### Exercise description
Below are entries; repeat exactly, and nothing else, the lines from the one holding "What Plotly code" through the one holding "import plotly.graph_objects as go", inclusive. Leave the pictures out.
──────── Extracted information ────────
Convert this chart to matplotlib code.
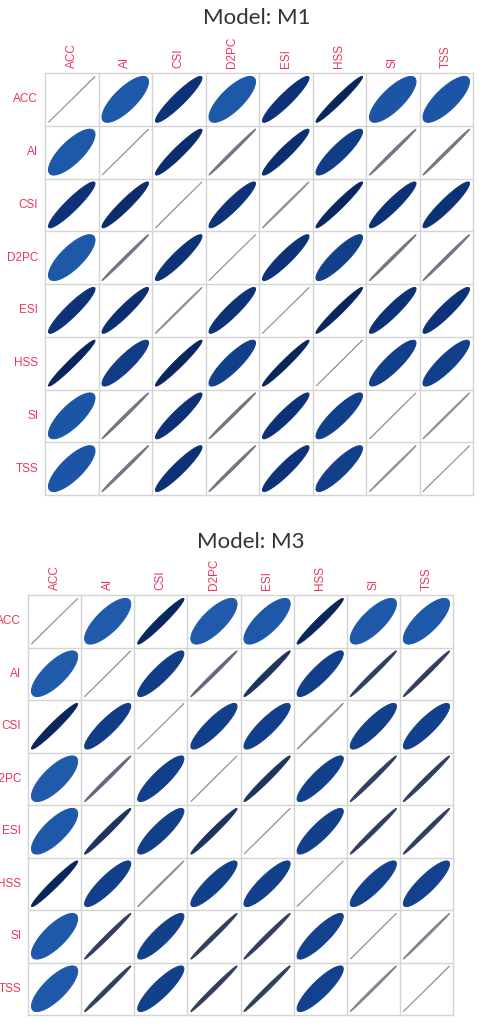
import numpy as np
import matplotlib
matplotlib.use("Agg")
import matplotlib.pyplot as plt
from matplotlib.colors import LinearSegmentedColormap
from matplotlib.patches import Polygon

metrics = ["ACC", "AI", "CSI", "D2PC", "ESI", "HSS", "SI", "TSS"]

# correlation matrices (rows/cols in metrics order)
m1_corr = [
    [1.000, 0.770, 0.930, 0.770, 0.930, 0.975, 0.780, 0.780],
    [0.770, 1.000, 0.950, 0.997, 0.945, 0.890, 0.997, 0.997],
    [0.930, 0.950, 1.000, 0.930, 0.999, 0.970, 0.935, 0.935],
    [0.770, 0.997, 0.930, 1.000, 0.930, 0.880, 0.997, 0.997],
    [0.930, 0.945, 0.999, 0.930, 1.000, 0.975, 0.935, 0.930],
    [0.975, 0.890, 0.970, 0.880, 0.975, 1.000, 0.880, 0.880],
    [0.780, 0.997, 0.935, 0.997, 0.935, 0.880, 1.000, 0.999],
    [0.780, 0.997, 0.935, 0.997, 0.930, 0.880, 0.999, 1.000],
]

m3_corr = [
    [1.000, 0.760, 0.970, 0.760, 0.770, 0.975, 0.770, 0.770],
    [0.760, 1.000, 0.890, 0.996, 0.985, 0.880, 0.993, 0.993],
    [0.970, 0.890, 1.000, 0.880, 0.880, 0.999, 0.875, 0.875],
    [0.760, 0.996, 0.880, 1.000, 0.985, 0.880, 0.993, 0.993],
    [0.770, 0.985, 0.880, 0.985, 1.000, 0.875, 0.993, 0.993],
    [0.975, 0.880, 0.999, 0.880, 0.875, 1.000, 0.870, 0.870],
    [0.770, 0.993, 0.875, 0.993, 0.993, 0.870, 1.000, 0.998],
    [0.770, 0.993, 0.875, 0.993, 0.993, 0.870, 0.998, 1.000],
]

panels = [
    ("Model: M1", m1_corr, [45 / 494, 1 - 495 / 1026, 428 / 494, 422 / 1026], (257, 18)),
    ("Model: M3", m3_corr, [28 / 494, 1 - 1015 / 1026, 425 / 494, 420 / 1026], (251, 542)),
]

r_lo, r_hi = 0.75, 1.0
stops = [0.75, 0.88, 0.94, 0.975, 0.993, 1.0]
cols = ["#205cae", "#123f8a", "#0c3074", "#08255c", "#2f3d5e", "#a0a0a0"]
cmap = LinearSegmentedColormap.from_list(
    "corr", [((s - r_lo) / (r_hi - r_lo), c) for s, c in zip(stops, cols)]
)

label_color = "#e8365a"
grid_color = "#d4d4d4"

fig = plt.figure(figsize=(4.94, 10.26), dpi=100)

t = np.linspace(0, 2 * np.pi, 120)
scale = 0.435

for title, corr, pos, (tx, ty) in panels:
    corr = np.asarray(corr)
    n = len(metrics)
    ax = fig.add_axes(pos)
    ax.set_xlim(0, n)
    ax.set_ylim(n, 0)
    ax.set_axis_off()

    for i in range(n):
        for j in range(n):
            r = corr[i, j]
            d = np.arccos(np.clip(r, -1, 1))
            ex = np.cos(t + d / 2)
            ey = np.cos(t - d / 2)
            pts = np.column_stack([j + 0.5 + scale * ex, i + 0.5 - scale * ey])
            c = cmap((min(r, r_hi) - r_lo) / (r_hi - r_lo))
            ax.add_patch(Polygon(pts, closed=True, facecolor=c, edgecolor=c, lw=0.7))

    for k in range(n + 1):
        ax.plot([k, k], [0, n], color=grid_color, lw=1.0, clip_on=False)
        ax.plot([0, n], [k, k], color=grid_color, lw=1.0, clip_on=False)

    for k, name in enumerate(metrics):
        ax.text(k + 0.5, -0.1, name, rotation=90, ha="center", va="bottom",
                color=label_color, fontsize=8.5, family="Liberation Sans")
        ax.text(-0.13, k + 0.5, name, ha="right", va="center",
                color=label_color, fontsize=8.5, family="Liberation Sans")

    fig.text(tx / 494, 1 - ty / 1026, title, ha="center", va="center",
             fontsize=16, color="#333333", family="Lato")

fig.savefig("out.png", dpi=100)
────────
──────── Extracted information ────────
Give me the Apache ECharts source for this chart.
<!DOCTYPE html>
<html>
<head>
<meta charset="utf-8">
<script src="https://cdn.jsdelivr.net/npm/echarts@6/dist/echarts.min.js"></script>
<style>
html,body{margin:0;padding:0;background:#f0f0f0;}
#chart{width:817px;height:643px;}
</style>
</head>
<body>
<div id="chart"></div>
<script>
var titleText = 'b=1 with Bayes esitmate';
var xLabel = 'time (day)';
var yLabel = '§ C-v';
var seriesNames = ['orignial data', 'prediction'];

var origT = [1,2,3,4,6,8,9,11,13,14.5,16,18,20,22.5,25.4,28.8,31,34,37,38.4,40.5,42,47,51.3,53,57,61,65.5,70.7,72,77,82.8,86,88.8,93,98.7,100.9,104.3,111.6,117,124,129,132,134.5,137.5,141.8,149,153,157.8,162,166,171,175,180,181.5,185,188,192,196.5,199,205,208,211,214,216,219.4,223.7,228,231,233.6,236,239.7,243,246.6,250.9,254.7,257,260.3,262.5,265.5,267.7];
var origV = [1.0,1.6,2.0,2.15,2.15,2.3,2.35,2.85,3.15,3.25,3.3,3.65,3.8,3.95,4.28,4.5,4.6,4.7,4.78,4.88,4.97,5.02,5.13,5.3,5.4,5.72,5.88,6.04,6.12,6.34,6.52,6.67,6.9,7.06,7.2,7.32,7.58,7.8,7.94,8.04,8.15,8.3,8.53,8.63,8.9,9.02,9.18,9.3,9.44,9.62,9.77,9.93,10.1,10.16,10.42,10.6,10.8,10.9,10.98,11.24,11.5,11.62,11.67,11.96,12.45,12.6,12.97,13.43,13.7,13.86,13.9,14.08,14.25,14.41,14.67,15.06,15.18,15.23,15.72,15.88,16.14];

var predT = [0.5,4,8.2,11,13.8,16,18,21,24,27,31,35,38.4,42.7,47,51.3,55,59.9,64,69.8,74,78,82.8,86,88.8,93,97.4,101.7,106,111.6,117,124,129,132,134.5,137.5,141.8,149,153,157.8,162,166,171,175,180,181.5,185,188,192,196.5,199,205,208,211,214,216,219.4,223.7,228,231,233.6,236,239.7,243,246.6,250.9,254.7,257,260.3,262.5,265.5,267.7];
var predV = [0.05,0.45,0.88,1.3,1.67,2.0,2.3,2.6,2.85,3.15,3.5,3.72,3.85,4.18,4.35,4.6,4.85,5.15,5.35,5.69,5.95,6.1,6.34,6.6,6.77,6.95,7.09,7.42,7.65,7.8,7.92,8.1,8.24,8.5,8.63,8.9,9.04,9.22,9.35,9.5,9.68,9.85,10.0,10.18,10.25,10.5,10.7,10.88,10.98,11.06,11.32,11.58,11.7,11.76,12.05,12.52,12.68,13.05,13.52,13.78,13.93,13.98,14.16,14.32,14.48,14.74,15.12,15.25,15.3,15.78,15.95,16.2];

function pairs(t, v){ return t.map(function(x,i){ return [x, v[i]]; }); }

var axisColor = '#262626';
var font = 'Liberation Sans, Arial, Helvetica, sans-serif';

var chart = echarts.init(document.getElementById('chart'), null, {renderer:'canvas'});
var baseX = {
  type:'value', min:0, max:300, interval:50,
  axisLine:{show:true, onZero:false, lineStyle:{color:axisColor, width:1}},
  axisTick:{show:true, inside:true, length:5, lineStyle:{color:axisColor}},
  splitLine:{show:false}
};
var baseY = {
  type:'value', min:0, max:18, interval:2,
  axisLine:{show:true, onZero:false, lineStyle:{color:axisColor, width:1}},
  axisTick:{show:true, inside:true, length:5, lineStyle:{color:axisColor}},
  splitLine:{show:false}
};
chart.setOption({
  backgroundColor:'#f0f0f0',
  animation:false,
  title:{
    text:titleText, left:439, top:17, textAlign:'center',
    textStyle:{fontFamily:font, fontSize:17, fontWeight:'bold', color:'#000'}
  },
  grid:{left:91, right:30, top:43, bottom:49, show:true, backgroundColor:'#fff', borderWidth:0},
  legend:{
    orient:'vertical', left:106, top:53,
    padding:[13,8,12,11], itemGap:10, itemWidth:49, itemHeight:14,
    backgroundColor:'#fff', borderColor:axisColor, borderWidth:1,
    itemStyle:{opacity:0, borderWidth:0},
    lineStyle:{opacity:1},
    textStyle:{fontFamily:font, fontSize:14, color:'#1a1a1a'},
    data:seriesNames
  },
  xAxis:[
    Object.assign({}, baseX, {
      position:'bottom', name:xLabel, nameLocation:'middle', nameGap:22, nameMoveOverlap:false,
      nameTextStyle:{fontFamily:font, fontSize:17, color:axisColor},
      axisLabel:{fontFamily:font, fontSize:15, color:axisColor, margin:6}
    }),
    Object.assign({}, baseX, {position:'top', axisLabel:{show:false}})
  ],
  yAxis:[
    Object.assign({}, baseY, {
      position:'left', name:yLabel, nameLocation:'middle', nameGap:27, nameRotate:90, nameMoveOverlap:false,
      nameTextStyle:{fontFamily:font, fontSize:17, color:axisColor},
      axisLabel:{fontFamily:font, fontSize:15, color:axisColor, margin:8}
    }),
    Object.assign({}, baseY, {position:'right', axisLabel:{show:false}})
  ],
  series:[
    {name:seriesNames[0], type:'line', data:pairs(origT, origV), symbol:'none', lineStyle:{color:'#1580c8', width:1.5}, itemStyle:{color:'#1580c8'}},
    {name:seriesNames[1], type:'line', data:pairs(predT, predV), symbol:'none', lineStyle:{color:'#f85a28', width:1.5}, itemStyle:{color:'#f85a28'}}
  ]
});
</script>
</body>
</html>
────────
──────── Extracted information ────────
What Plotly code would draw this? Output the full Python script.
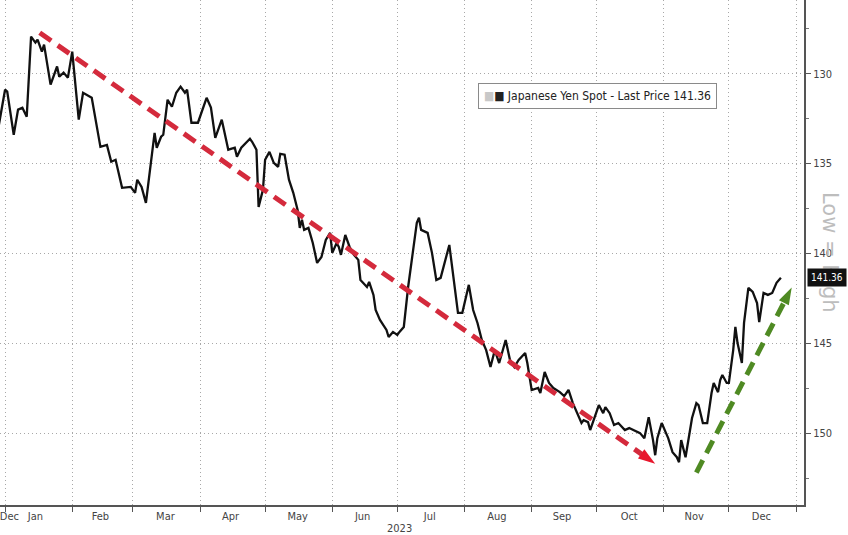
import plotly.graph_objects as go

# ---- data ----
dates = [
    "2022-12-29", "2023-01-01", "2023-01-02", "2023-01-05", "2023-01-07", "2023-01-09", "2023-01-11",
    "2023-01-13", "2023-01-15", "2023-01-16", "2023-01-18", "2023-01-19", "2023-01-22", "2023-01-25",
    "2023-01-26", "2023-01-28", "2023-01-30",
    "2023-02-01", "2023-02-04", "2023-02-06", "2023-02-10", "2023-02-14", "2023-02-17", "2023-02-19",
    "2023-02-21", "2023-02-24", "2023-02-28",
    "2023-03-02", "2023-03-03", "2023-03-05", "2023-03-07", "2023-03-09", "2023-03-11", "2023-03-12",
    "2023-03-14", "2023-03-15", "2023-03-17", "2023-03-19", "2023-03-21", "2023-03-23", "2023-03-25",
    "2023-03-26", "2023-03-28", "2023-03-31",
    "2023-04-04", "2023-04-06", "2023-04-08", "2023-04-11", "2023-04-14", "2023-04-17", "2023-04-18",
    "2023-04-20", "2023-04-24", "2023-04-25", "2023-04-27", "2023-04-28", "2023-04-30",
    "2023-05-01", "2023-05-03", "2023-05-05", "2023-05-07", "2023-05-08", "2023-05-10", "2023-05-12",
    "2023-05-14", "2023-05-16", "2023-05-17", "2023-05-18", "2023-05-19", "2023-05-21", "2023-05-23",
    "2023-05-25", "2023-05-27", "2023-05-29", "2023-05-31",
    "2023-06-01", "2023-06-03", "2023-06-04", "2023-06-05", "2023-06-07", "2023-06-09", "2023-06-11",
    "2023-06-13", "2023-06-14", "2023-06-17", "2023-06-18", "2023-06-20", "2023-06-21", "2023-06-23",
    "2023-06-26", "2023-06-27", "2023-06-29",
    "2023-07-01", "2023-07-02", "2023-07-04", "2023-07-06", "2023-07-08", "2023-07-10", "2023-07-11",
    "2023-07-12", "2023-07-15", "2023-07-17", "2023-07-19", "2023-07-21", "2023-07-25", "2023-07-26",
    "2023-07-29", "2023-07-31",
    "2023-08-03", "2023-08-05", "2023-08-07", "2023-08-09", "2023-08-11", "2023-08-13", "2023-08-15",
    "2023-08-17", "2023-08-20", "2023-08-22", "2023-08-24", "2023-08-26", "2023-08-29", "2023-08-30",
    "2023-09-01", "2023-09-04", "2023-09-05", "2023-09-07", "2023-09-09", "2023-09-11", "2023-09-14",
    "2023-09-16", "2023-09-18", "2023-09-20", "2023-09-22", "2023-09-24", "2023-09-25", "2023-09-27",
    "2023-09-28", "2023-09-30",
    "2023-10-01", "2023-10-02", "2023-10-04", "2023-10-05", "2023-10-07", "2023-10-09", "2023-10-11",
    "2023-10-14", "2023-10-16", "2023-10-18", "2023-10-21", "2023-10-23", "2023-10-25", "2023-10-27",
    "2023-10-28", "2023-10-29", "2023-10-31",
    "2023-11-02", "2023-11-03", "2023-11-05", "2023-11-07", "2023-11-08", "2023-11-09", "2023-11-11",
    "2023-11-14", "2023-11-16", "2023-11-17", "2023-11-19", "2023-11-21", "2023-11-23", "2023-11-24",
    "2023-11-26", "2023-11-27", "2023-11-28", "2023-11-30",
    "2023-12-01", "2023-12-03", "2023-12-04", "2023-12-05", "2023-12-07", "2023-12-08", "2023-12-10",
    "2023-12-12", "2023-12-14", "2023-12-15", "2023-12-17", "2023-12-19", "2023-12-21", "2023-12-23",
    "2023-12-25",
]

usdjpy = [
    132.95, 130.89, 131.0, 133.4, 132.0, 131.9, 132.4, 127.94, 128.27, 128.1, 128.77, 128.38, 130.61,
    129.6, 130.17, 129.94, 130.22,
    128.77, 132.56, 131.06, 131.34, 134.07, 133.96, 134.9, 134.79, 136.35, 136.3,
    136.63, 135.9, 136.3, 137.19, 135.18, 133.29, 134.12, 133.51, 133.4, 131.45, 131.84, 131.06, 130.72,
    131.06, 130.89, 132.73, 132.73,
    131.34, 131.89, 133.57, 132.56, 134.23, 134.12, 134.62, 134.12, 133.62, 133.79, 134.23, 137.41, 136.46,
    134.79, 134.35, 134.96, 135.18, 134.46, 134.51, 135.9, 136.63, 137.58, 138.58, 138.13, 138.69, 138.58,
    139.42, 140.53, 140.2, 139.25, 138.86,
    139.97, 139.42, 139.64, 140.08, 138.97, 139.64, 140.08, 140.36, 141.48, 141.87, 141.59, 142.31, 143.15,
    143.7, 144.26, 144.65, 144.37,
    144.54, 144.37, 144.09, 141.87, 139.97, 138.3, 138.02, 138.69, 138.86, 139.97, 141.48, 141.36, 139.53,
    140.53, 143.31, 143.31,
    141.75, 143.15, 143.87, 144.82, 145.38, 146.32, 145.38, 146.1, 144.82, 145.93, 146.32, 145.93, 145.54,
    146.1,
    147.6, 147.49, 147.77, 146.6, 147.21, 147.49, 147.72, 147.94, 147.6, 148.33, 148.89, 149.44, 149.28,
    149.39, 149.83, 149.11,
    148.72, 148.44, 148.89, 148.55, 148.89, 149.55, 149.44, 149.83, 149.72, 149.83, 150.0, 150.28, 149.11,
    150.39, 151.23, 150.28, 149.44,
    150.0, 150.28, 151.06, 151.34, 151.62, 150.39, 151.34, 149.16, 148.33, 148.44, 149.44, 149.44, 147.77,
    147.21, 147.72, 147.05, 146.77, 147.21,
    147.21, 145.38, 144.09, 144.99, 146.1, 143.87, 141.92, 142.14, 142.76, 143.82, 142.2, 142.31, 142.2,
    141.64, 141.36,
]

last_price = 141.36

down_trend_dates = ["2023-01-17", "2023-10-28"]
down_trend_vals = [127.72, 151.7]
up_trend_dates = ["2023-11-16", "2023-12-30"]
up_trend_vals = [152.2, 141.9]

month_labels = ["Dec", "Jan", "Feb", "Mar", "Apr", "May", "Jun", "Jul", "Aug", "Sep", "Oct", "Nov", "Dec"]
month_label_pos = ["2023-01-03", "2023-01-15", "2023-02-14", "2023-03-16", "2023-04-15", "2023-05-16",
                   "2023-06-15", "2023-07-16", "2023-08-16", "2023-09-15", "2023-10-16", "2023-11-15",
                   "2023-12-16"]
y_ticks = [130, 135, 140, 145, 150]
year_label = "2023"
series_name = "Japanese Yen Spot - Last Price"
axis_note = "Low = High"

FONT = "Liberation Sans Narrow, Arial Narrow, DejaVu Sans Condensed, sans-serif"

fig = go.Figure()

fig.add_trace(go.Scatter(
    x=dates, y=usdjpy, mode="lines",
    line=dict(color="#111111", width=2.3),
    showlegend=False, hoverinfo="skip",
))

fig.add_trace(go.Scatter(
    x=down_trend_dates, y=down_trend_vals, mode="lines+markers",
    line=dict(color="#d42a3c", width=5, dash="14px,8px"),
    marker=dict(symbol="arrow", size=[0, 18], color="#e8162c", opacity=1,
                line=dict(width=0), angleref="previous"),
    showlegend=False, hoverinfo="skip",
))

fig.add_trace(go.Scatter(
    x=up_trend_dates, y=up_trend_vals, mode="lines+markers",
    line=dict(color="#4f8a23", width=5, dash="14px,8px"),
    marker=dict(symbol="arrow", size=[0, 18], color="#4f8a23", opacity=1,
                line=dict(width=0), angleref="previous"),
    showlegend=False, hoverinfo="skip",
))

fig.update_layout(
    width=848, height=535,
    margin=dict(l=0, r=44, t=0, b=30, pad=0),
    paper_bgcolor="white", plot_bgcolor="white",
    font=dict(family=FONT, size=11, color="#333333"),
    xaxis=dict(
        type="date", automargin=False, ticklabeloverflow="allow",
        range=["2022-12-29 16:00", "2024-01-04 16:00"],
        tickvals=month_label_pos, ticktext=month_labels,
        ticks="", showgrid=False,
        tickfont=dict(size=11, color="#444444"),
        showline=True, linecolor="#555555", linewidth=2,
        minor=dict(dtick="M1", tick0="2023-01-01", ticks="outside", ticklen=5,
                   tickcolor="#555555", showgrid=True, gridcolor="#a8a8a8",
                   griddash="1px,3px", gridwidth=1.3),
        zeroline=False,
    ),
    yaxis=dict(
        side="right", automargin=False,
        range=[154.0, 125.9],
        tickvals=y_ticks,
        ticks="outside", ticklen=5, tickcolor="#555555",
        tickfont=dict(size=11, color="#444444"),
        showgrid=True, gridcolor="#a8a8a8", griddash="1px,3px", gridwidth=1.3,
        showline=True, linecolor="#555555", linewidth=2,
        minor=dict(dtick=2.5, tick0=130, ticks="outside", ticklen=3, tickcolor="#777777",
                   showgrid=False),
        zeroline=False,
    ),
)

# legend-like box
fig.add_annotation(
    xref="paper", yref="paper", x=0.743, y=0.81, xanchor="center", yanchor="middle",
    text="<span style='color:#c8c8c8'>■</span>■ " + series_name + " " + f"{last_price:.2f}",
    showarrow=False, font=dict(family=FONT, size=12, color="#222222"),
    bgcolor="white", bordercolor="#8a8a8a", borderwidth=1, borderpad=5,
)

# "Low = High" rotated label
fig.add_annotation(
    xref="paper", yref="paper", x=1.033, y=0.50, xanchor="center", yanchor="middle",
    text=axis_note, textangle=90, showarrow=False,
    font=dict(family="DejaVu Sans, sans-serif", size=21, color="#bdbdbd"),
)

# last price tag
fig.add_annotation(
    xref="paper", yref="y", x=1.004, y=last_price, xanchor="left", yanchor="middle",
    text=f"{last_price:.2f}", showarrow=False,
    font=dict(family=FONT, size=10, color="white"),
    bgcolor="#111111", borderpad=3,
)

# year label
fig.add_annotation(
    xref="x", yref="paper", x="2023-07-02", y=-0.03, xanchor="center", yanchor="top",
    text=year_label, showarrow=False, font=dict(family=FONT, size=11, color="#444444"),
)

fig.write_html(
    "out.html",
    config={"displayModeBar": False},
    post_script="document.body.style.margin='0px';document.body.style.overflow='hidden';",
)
────────
### Reply to the exercise
What Plotly code would draw this? Output the full Python script.
import plotly.graph_objects as go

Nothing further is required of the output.